>>>
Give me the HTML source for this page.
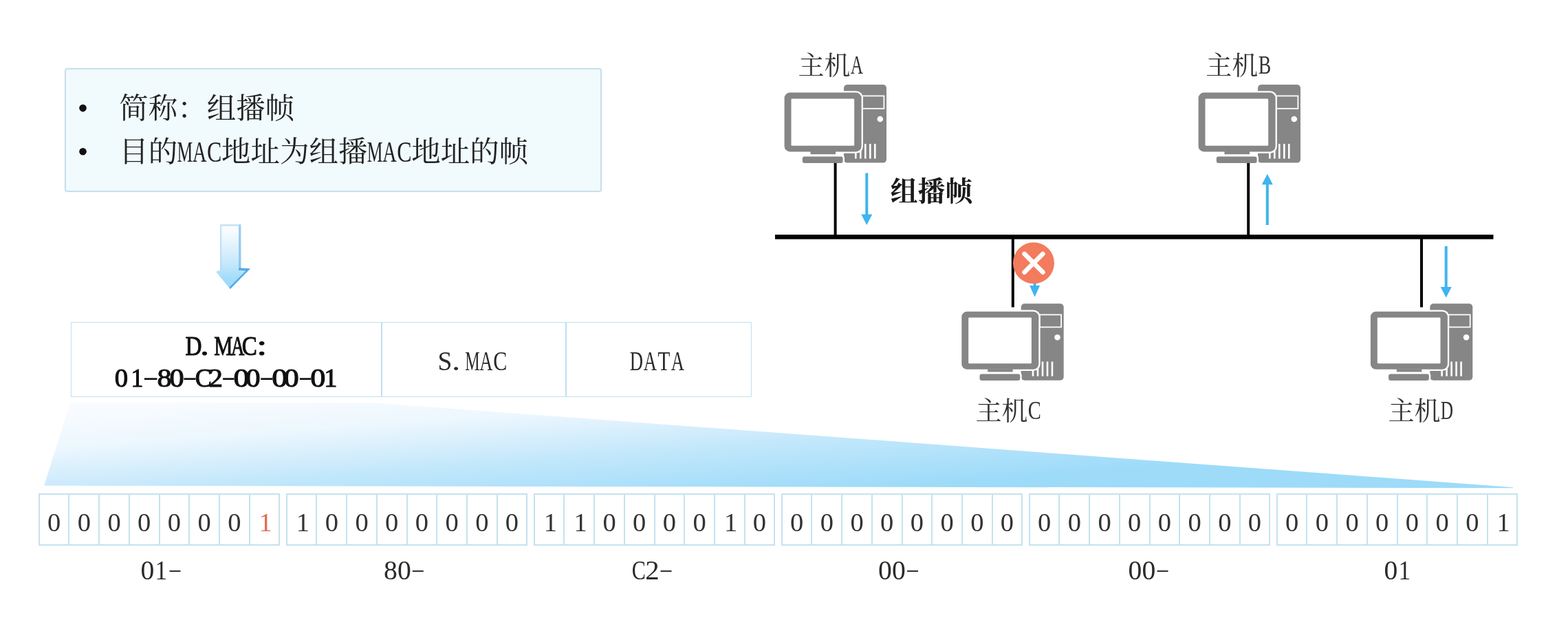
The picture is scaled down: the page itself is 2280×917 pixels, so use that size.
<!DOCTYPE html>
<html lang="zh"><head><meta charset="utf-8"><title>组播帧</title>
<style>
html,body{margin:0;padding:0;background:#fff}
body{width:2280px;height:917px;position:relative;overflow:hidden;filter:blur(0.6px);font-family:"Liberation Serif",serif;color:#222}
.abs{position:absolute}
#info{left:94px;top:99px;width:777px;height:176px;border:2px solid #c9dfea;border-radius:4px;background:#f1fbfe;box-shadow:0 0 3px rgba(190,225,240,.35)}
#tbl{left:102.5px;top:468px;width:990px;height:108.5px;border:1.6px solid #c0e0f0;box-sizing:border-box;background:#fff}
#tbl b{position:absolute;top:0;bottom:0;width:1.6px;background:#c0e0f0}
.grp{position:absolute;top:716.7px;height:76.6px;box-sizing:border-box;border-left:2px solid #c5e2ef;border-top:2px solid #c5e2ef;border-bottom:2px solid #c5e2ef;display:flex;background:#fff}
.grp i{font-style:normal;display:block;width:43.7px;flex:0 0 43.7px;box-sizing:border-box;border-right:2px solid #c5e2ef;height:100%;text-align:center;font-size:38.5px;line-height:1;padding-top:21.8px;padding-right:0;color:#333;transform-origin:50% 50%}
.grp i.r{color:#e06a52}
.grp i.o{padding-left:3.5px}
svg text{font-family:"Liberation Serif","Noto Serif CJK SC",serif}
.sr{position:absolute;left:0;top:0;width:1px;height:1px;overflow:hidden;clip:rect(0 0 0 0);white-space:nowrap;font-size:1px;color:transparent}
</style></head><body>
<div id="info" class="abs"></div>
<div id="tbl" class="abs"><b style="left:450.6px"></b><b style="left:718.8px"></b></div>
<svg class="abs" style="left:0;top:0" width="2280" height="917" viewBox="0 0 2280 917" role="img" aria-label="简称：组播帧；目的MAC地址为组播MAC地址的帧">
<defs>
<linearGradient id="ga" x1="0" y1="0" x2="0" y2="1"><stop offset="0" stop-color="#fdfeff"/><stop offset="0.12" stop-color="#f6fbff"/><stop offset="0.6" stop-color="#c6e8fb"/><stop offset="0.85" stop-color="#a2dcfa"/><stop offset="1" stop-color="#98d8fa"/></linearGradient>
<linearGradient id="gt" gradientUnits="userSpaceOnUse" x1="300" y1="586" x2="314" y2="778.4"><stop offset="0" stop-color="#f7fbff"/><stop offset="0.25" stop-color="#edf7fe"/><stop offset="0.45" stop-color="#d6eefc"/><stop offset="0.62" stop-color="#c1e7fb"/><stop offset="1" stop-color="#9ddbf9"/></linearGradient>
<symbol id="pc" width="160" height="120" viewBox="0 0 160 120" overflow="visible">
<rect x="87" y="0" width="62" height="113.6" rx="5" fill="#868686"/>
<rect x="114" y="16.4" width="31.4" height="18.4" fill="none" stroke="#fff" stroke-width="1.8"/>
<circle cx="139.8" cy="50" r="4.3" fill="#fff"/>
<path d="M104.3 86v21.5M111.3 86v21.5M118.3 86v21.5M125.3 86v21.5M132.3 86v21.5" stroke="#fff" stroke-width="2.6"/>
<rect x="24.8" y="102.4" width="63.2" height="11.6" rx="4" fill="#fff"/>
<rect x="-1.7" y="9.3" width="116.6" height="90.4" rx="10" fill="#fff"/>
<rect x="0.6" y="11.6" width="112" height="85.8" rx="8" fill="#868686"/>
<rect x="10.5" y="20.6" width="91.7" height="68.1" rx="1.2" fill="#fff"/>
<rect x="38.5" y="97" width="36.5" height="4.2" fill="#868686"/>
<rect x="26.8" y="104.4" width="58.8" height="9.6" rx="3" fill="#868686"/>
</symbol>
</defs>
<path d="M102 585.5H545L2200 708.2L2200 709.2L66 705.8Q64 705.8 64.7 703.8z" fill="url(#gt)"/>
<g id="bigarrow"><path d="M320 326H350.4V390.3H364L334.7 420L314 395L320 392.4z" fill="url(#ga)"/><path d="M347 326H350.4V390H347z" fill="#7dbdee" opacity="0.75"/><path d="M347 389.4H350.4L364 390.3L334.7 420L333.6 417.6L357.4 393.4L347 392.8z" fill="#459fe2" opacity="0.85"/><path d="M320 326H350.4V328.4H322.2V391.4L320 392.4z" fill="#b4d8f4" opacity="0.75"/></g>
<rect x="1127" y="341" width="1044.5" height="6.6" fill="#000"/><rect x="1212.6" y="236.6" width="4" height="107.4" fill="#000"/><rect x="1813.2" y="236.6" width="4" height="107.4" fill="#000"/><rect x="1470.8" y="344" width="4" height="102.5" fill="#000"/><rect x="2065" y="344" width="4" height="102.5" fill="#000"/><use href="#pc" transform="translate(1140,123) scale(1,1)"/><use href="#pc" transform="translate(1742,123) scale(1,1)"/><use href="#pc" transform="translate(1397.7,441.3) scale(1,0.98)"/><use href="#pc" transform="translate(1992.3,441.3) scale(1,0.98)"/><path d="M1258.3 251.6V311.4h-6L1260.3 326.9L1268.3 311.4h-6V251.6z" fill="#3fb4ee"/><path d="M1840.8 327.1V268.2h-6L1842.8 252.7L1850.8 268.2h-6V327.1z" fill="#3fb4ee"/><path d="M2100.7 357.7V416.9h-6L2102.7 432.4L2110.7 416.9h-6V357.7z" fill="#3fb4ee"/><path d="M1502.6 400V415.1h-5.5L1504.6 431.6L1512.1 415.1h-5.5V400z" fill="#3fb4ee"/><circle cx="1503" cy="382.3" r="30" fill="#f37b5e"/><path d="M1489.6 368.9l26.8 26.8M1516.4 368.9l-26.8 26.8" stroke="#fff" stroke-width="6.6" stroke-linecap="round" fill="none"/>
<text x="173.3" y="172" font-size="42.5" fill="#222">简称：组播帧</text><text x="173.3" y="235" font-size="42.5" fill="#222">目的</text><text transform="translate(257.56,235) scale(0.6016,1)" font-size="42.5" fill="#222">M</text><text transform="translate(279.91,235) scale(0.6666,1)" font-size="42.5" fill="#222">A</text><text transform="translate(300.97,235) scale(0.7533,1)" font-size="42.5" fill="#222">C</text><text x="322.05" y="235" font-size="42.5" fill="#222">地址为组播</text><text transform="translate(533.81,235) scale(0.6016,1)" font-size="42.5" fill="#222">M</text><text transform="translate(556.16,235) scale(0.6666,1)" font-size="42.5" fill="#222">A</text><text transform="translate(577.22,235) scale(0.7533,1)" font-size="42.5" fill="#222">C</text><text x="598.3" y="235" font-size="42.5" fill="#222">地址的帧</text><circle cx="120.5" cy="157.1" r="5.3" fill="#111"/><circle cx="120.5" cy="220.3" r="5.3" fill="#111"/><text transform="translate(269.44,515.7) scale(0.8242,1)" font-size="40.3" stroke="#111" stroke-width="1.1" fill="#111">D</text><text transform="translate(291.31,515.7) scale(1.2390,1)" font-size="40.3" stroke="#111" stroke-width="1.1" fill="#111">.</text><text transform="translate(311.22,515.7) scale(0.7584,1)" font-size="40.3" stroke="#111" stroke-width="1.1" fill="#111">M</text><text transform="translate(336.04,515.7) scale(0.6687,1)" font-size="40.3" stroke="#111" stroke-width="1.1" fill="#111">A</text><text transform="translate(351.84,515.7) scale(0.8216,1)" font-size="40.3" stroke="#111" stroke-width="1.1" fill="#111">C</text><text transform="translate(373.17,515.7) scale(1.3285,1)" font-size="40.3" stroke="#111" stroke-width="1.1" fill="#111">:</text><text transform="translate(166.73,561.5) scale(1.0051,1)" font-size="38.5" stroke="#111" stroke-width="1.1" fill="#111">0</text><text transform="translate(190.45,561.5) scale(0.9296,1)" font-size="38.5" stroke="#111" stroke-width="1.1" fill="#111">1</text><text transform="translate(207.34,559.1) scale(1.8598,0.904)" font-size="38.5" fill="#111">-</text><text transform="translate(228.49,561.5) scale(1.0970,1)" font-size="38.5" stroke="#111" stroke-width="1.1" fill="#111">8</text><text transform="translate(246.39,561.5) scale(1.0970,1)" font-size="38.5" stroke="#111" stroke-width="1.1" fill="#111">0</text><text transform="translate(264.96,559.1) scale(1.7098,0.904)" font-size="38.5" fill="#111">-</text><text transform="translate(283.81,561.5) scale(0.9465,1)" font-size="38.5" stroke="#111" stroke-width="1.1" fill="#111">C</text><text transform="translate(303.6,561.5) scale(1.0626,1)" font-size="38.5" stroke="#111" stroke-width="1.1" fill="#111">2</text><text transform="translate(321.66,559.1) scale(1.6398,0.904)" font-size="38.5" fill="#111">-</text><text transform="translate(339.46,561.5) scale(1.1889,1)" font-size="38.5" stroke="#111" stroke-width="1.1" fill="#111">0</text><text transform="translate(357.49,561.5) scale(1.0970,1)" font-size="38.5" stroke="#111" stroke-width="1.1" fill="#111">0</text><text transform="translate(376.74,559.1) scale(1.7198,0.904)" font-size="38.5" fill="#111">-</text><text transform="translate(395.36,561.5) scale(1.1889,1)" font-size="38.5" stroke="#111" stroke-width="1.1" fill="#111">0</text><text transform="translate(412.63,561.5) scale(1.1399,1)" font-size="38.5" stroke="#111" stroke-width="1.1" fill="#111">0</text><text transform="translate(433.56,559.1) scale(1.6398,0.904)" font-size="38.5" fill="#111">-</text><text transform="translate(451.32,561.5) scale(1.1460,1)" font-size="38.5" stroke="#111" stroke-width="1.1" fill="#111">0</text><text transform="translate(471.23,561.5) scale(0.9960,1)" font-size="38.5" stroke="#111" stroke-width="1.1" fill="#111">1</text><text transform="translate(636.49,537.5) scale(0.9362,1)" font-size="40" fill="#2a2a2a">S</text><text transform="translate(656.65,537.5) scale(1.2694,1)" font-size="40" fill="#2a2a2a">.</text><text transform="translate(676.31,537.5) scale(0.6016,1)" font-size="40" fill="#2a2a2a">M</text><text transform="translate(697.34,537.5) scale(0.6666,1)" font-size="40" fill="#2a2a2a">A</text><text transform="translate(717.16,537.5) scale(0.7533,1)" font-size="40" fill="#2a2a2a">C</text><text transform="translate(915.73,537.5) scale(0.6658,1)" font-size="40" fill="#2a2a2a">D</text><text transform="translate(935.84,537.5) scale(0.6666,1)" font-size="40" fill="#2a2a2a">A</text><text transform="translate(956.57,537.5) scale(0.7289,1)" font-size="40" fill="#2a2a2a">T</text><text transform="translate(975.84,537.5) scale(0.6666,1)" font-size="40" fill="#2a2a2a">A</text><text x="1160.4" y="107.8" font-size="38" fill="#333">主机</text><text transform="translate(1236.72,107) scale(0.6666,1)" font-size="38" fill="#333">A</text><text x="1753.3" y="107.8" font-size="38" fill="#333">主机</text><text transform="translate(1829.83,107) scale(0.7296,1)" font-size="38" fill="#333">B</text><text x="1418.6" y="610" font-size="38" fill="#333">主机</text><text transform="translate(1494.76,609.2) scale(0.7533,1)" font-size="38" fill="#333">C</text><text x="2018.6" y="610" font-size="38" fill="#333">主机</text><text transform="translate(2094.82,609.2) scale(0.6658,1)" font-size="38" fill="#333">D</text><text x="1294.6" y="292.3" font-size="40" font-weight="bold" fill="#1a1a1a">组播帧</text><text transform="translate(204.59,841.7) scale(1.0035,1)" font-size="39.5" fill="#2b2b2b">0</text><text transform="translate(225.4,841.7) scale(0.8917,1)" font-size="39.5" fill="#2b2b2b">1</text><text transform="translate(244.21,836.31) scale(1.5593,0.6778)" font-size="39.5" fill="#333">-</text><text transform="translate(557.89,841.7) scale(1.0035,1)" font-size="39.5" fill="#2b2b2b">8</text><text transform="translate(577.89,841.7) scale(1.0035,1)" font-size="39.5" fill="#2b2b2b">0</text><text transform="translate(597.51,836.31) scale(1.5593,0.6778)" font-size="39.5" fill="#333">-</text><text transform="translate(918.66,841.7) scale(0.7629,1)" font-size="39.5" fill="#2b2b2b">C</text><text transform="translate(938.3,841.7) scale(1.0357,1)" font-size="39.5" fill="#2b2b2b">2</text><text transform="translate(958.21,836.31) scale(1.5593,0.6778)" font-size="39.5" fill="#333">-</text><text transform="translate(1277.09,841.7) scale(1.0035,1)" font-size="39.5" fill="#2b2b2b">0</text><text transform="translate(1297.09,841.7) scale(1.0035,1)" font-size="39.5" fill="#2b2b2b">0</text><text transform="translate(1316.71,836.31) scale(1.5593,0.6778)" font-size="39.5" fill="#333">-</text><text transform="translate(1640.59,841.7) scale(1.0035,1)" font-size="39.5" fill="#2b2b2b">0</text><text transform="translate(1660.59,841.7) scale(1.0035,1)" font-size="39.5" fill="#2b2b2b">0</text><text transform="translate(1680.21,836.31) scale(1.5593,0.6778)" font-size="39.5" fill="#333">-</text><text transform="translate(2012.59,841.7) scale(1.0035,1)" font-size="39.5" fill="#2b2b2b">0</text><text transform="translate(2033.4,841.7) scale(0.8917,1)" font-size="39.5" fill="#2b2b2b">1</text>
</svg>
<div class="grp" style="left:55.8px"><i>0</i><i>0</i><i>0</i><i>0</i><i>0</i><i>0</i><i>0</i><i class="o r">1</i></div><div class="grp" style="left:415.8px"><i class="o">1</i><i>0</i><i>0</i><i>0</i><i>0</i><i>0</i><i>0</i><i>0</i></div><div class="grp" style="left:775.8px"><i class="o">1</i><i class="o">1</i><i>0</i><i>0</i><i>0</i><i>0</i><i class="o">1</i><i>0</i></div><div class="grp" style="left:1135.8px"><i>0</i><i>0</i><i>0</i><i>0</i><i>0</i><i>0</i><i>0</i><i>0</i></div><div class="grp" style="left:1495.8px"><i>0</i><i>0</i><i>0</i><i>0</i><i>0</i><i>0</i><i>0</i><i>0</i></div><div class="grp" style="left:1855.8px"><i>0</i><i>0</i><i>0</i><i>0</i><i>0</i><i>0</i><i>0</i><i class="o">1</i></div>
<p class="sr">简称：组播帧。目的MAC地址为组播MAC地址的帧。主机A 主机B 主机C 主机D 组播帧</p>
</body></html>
<<<
■ DIRECTIONS FOR THIS TASK ■
Only the count is wanted: report how many lines of the material above hold the word "page".

■ EXERCISE SOLUTION ■
2